== GOAL ==
Everything from the line with "What Apache ECharts" through the line with "100600, 80800, 60700, 41600, 24400, 10300, 2430, 240, 20];", inclusive, should be repeated exactly, except the pictures.

== AVAILABLE RECORDS ==

________________

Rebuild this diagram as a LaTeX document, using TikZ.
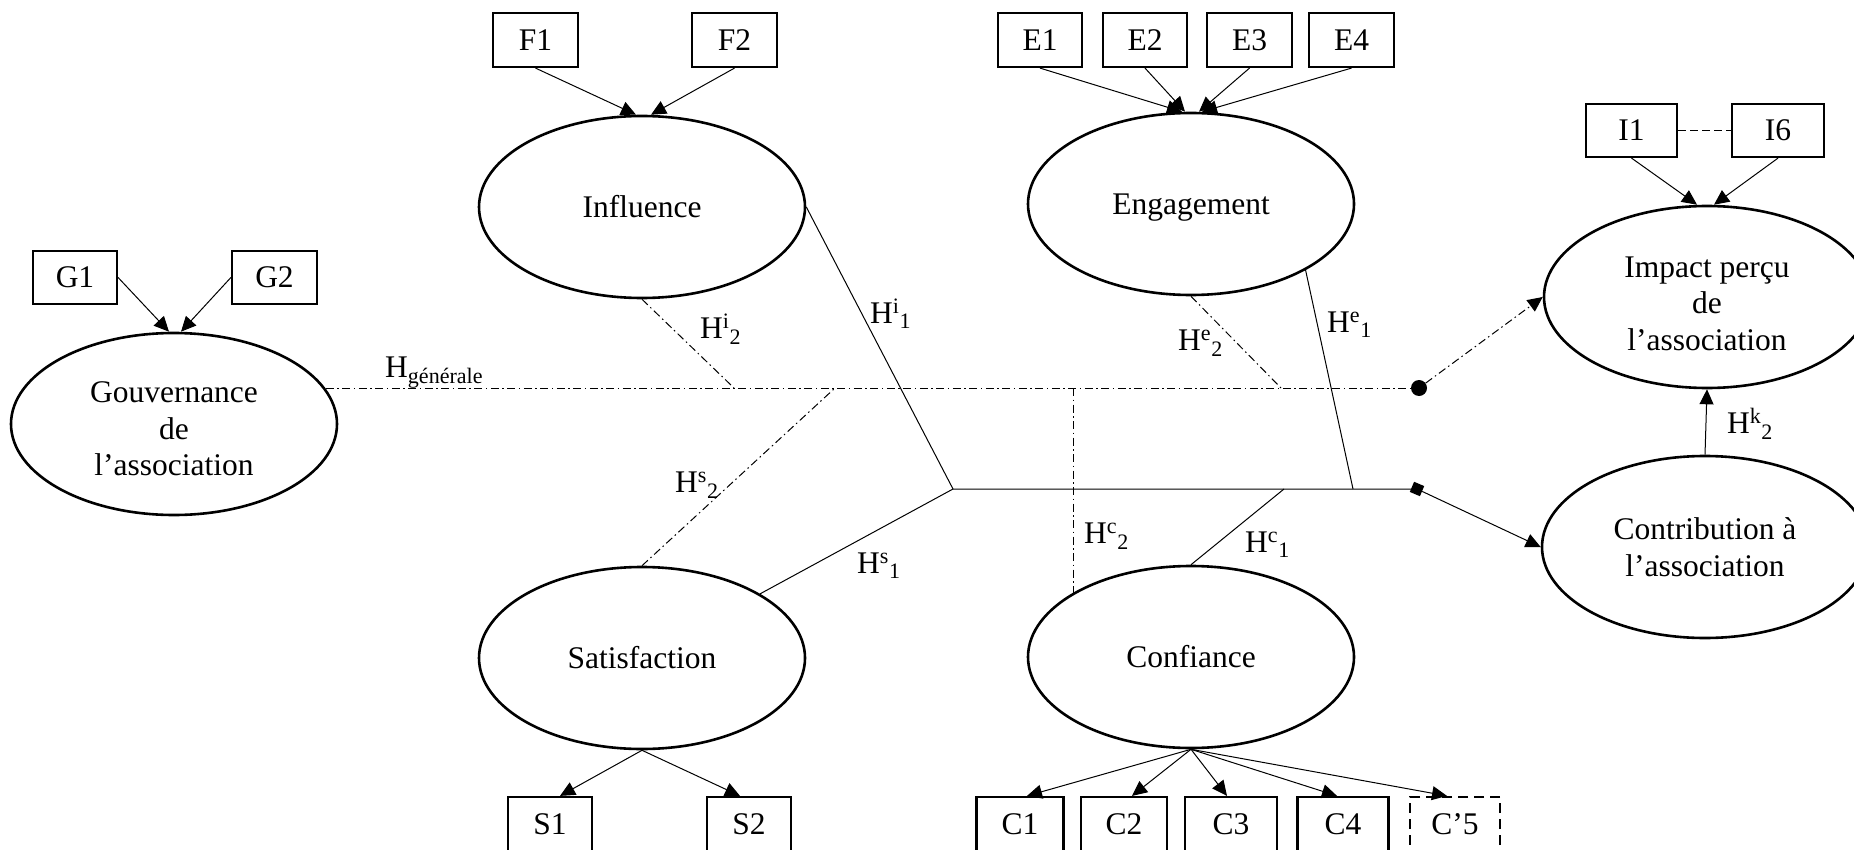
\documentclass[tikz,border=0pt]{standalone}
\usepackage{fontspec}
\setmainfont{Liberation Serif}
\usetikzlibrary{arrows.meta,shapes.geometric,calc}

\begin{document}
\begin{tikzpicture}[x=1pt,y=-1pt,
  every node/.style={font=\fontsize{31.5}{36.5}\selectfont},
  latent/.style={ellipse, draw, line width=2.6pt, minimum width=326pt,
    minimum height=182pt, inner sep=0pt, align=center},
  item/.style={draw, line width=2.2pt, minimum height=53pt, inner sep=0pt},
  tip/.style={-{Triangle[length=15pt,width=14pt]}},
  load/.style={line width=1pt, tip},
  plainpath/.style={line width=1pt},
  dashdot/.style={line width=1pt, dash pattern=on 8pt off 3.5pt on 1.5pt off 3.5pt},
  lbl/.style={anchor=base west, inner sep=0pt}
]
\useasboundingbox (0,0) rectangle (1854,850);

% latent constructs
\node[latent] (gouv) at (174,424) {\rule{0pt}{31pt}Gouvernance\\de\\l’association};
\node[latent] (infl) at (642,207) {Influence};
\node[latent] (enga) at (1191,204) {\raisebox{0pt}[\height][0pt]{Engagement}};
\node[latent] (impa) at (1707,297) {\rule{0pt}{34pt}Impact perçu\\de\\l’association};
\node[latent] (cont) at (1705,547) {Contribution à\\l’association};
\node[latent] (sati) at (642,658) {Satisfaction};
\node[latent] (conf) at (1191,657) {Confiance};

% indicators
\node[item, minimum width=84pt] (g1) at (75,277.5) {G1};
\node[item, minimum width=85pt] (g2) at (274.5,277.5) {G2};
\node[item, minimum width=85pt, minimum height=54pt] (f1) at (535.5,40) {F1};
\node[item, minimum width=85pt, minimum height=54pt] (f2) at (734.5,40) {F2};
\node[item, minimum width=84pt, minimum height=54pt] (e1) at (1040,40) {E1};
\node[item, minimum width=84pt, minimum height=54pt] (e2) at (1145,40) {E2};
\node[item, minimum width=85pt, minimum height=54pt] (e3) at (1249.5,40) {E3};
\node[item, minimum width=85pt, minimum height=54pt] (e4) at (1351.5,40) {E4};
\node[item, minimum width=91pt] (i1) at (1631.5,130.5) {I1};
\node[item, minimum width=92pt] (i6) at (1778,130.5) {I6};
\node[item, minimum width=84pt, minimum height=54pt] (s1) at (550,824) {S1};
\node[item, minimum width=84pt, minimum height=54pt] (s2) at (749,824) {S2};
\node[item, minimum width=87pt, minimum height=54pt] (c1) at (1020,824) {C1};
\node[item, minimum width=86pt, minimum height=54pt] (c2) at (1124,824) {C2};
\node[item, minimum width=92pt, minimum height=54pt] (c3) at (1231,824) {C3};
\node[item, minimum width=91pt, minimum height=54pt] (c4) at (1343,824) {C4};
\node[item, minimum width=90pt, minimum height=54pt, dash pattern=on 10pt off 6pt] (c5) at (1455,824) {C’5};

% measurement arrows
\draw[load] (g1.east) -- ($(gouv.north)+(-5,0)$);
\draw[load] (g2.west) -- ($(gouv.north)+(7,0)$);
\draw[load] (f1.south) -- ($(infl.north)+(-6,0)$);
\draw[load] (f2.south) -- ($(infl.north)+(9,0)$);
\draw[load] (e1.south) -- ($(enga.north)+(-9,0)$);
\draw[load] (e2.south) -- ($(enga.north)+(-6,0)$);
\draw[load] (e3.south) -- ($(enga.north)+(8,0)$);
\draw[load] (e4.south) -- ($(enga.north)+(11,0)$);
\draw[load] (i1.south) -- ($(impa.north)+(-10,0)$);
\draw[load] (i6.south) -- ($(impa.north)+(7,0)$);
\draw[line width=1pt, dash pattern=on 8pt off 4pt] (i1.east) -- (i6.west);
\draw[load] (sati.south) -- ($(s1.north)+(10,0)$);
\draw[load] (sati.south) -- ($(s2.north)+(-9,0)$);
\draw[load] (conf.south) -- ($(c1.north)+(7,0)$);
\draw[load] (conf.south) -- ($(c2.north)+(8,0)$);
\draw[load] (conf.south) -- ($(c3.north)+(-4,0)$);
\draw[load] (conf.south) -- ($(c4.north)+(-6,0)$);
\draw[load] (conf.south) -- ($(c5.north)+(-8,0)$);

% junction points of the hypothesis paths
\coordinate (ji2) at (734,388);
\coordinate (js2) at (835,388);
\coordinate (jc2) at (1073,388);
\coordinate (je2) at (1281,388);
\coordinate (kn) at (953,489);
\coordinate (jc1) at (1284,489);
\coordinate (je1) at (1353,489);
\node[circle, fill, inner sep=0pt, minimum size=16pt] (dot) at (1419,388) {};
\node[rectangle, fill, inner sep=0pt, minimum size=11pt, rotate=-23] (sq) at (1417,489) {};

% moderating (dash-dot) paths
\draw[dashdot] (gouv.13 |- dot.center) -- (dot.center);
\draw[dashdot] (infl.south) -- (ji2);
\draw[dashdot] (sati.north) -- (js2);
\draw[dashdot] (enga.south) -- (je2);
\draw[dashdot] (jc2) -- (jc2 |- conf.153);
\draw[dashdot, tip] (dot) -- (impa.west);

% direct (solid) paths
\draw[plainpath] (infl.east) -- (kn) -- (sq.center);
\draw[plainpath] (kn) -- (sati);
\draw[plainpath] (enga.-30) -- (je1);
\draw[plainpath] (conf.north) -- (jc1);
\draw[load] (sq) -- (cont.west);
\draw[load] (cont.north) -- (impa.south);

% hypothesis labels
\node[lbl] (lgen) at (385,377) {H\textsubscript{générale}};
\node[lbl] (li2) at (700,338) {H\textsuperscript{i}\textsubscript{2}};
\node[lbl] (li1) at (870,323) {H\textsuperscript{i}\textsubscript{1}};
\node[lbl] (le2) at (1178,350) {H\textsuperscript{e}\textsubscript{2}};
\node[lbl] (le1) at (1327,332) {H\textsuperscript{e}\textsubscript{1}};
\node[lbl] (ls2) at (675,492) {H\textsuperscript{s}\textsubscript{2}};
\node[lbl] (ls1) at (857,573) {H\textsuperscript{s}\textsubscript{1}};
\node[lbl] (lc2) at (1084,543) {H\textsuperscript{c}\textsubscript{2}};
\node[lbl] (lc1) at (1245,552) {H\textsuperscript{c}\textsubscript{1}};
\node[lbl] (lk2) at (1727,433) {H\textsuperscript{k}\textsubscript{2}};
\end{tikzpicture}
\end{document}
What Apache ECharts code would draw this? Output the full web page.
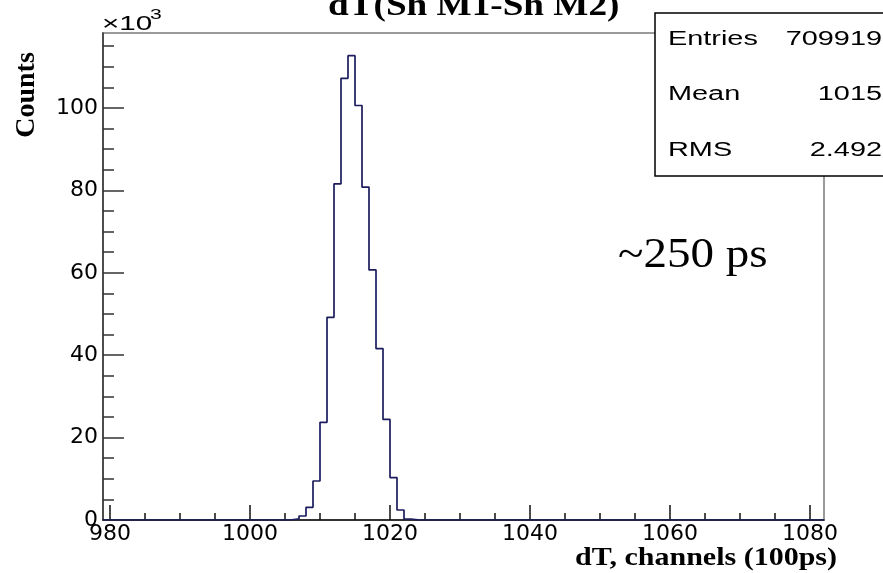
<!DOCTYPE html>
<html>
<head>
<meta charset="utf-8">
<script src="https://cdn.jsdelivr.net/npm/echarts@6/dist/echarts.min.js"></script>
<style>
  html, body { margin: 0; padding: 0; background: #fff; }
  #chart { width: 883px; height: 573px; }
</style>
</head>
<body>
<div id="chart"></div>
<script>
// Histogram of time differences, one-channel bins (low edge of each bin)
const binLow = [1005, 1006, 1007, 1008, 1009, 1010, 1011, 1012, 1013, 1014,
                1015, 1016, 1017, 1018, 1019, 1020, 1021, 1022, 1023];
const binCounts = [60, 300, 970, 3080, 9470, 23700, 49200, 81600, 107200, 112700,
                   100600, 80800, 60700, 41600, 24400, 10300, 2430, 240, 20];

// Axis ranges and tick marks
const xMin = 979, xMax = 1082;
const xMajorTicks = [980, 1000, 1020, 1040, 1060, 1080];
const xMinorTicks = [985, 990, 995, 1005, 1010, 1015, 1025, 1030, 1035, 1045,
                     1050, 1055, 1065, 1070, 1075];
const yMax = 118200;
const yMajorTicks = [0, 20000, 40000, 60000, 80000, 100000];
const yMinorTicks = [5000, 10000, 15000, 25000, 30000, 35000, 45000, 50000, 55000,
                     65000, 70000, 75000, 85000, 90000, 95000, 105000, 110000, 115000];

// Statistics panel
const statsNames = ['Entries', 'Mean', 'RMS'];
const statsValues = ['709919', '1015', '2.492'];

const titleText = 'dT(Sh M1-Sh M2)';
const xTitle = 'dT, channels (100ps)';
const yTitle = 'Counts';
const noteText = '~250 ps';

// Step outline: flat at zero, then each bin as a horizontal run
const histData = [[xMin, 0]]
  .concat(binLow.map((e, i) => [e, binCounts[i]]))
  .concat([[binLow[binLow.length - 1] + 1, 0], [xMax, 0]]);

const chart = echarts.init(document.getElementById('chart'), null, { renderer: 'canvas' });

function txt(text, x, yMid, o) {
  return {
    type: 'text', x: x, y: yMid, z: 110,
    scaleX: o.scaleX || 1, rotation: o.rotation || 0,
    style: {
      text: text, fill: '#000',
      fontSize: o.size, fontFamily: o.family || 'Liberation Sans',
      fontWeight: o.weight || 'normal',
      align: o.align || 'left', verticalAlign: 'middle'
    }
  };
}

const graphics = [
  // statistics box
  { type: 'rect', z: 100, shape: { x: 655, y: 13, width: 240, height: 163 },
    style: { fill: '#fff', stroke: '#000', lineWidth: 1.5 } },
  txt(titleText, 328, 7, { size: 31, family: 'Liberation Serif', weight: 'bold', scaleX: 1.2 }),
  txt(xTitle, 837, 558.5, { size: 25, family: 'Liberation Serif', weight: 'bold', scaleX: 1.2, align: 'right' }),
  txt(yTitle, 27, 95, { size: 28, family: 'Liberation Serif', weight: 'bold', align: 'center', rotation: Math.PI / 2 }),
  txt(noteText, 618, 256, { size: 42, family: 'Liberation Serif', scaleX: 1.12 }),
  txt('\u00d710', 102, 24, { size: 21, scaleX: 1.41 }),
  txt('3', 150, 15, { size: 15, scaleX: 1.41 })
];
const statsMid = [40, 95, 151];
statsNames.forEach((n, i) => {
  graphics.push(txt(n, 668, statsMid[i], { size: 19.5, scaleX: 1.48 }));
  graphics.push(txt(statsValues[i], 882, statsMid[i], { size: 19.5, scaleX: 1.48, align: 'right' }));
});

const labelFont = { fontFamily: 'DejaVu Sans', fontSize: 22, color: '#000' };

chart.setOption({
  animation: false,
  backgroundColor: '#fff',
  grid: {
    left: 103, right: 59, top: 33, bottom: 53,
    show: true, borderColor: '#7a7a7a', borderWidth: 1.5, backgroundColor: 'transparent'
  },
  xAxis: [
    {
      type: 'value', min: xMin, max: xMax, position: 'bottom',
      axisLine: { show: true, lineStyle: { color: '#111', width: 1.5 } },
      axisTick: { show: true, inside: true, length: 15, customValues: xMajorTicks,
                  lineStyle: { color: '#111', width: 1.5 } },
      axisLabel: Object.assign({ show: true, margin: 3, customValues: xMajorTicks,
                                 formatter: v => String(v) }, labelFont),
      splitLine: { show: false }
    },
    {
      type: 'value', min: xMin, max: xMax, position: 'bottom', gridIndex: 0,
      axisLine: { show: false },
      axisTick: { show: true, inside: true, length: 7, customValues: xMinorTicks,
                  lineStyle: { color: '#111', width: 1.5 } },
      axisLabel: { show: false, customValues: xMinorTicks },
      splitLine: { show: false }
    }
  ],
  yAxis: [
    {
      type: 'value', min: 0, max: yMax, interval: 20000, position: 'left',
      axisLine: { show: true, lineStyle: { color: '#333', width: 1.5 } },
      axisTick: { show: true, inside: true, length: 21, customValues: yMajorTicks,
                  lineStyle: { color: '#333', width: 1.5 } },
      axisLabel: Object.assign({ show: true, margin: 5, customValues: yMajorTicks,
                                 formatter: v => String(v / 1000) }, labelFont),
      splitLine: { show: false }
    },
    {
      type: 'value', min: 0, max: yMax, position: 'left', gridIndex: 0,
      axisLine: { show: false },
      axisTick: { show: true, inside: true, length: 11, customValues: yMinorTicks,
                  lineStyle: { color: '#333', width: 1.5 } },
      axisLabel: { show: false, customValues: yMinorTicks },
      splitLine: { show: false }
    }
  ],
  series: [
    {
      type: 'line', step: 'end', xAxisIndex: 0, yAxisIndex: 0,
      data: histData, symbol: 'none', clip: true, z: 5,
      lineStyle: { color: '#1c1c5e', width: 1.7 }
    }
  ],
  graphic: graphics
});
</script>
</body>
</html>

________________

== REPLY TO THE TASK ==
What Apache ECharts code would draw this? Output the full web page.
<!DOCTYPE html>
<html>
<head>
<meta charset="utf-8">
<script src="https://cdn.jsdelivr.net/npm/echarts@6/dist/echarts.min.js"></script>
<style>
  html, body { margin: 0; padding: 0; background: #fff; }
  #chart { width: 883px; height: 573px; }
</style>
</head>
<body>
<div id="chart"></div>
<script>
// Histogram of time differences, one-channel bins (low edge of each bin)
const binLow = [1005, 1006, 1007, 1008, 1009, 1010, 1011, 1012, 1013, 1014,
                1015, 1016, 1017, 1018, 1019, 1020, 1021, 1022, 1023];
const binCounts = [60, 300, 970, 3080, 9470, 23700, 49200, 81600, 107200, 112700,
                   100600, 80800, 60700, 41600, 24400, 10300, 2430, 240, 20];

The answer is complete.